Keller registers third veto in a month

Apr. 2—Albuquerque Mayor Tim Keller has never used his authority to force city workers to get COVID-19 vaccines.

Apparently, though, he's not keen on legislation that would foreclose that possibility.

Keller — once again pushing back against the City Council — has vetoed a bill the council passed last month barring the city from imposing an employee vaccine mandate. He argues that leaders have more pressing concerns than "manufactured ideological disputes."

In his veto message, Keller noted that he has never imposed a COVID-19 vaccine requirement. He wrote that the city instead made vaccines readily available, took other safety precautions, and had therefore "successfully navigated a middle road" between those who strongly supported and strongly opposed such rules.

"In this context," he wrote, "a ban on vaccine mandates is an answer in search of a question."

Keller's veto triggers another vote at the council's Monday meeting, and numbers could be in his favor.

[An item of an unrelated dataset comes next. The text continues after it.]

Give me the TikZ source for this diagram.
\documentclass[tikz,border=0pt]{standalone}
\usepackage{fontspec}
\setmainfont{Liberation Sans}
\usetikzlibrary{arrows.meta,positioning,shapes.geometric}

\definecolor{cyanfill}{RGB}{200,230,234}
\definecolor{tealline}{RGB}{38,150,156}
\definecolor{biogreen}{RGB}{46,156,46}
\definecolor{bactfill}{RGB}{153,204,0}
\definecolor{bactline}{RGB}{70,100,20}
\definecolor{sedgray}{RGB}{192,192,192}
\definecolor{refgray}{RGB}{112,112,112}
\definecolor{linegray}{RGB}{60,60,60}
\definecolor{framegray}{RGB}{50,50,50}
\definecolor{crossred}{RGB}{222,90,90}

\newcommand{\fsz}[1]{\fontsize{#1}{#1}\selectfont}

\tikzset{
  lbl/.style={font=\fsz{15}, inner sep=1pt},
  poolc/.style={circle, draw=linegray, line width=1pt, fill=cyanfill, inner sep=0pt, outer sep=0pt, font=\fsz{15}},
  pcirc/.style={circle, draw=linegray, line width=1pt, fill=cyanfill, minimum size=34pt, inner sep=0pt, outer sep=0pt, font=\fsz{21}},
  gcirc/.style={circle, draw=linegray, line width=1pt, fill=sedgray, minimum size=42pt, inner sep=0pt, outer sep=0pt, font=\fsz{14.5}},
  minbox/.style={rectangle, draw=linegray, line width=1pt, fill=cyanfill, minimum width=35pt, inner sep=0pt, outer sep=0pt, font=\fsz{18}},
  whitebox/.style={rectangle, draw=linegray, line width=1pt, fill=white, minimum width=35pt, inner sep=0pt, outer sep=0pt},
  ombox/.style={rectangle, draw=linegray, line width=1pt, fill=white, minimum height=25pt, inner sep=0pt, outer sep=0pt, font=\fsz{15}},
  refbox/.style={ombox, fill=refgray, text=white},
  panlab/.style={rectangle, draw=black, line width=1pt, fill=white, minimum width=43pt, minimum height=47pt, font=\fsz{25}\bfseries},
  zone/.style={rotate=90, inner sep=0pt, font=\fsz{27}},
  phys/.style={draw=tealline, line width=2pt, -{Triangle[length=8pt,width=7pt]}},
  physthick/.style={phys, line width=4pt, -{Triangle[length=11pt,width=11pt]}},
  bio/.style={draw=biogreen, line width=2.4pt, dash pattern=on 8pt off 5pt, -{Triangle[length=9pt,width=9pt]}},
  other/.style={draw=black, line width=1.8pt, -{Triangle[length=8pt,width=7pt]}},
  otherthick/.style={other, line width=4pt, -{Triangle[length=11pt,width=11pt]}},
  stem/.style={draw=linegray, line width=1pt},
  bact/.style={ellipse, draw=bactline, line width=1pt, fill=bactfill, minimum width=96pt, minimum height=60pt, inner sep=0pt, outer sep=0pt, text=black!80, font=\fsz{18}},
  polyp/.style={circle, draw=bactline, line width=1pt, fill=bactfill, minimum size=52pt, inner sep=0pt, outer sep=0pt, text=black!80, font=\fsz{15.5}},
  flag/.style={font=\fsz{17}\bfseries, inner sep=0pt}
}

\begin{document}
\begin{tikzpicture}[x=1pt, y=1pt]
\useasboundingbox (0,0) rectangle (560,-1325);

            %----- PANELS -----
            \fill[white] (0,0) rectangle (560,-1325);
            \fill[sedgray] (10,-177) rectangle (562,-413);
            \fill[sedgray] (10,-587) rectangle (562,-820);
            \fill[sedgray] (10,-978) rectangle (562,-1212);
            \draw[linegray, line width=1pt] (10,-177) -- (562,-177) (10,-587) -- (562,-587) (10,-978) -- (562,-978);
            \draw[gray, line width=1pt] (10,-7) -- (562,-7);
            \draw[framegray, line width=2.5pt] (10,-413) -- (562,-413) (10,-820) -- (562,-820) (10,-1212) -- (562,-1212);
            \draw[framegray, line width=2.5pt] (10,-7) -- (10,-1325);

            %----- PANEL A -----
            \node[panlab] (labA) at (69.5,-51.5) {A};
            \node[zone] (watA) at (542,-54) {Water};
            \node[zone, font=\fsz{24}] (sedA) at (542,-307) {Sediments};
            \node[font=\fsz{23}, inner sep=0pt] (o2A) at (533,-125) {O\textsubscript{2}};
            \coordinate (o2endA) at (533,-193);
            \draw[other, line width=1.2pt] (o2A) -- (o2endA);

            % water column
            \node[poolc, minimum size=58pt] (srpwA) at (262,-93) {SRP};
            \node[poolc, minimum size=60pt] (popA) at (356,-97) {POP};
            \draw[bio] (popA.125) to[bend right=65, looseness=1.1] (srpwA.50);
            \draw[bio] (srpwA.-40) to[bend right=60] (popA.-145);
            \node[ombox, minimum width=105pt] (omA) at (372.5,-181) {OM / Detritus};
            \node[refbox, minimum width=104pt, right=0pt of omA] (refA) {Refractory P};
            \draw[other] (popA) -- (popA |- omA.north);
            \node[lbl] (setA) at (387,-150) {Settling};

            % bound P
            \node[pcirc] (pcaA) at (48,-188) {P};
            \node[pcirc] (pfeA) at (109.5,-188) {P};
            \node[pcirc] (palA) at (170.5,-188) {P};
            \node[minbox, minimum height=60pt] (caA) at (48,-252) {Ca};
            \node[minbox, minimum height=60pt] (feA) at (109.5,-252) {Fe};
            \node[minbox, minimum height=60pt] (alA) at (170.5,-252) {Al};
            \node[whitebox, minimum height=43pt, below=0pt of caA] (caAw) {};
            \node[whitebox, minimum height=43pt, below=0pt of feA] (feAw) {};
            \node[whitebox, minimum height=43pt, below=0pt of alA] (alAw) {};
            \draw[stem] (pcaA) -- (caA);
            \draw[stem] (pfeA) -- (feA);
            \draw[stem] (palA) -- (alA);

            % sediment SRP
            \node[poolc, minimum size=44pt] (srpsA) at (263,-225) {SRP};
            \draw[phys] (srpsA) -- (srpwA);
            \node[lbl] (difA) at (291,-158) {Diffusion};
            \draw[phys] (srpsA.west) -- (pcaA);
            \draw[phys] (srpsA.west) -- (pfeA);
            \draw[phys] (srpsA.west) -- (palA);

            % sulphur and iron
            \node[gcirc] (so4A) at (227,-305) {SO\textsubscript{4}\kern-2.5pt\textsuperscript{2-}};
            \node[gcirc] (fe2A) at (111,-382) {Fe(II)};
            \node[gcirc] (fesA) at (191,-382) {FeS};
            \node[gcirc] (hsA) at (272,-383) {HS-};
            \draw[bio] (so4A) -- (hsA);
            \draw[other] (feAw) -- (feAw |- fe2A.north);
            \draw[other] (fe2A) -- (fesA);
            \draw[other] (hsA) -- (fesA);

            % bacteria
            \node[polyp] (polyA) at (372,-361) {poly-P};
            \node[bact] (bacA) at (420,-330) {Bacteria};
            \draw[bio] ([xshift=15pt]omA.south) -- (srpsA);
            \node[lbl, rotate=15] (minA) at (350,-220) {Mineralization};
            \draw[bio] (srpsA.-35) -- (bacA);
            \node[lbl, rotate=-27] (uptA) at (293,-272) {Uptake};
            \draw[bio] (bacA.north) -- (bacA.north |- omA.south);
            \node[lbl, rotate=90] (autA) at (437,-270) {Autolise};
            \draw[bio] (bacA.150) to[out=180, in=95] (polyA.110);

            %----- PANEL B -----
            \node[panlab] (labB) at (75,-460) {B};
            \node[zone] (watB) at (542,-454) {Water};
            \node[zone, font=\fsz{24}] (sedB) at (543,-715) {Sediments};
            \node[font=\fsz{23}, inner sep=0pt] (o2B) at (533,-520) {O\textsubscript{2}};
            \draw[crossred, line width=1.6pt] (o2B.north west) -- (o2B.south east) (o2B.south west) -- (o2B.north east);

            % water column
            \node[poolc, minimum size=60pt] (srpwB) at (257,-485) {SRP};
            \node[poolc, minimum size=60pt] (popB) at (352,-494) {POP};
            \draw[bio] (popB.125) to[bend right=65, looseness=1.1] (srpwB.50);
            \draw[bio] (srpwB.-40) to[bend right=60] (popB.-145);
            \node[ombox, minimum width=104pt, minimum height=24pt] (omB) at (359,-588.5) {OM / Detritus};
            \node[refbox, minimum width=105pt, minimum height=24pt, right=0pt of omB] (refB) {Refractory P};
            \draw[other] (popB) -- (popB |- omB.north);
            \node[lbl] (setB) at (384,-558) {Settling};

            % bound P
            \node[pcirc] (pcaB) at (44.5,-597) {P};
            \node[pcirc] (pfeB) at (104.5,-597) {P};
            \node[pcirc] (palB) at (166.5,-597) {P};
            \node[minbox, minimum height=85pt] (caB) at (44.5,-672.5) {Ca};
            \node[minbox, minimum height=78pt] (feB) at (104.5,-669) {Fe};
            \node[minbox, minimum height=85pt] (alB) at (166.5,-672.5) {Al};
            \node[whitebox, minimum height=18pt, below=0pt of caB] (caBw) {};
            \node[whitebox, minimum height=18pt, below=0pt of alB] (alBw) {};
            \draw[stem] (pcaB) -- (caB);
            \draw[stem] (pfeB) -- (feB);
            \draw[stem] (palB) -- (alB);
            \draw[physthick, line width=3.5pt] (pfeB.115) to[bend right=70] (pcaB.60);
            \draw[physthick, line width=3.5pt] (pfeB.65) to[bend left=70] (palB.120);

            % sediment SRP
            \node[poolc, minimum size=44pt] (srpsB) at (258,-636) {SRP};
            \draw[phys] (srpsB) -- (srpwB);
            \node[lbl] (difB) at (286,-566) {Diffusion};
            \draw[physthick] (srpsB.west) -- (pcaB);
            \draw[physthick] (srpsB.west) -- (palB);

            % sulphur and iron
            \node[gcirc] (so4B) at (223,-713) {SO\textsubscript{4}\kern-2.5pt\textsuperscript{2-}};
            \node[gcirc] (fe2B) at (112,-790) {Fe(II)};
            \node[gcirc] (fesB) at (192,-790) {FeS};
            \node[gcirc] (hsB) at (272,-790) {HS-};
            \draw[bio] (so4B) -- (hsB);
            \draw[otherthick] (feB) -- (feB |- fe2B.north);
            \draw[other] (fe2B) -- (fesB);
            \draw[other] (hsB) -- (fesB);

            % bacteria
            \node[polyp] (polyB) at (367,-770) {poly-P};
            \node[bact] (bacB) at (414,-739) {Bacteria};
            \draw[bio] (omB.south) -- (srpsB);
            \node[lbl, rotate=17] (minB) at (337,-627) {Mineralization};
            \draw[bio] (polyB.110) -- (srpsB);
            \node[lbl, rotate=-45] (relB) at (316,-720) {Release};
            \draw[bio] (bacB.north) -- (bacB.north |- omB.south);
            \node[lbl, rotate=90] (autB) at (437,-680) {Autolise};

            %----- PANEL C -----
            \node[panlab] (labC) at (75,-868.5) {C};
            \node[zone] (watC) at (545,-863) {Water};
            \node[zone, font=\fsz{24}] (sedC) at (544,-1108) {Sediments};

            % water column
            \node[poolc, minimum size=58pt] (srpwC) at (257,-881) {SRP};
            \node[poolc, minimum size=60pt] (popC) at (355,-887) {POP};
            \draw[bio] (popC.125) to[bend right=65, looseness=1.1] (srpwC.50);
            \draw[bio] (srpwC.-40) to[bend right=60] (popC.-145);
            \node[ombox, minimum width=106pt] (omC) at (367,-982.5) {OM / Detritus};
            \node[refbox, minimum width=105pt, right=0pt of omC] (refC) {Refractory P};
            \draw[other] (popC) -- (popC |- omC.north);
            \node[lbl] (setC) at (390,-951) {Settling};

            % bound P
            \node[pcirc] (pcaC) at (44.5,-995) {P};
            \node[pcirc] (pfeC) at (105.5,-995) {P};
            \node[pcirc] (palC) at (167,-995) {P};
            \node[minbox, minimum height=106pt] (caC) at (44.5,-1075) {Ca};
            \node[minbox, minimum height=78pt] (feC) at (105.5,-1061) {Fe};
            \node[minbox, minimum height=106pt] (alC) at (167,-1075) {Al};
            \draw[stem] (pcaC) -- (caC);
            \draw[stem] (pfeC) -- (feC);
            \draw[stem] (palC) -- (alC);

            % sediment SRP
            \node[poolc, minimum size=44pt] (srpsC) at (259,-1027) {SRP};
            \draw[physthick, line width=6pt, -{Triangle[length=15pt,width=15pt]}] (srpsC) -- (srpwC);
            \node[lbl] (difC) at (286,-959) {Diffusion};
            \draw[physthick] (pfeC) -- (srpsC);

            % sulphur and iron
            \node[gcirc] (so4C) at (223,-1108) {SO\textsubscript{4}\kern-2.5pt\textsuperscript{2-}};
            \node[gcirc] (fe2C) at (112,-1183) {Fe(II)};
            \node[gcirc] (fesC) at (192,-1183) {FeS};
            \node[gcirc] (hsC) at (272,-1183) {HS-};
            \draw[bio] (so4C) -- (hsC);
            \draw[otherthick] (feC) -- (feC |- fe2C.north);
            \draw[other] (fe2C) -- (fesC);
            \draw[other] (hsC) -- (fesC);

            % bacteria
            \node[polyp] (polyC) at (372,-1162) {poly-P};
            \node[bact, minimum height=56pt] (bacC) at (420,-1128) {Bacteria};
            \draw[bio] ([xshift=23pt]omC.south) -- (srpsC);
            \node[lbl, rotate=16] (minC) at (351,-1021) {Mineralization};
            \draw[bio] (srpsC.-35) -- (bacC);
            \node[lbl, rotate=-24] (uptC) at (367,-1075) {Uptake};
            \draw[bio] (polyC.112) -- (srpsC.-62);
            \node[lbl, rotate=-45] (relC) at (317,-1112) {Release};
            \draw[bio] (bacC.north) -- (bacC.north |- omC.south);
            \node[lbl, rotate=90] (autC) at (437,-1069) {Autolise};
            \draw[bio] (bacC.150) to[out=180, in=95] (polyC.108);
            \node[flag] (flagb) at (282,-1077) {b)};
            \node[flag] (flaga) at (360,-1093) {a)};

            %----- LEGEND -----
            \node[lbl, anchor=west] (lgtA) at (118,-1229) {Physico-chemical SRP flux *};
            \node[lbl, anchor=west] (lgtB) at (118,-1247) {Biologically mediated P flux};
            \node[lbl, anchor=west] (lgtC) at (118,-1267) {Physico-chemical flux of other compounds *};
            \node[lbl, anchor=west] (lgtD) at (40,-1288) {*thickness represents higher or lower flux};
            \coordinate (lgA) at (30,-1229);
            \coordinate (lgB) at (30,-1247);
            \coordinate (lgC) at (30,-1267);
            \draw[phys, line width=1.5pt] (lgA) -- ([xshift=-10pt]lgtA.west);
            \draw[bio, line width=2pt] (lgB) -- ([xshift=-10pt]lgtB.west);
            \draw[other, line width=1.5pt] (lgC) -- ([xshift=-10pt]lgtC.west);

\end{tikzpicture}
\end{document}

The bill initially passed 5-4, with Brook Bassan, Renee Grout, Trudy Jones and Louie Sanchez joining sponsor Dan Lewis in support. Overriding a mayoral veto requires six votes.

"The majority of the council wanted to give our city employees some peace of mind," Lewis said in a written statement to the Journal on Friday. "Apparently, the mayor wants the ability to make them get a vaccine they don't want or need."

Keller's veto message indicated he's ready to focus on other matters.

"City leaders need to come together to address crime, homelessness and housing, youth programming and services to seniors. We know that the best way to do that is to maximize our City's flexibility to adjust to any new fiscal, health or public safety challenge. We know that manufactured ideological disputes do not advance our vision for a safe and healthy city," he wrote.

This is the third bill Keller has vetoed in a month.

He won the first battle in that stretch.

The second — his veto of the council's plastic bag ban repeal — is also up for an override vote Monday. That repeal bill initially passed on a 6-3 vote.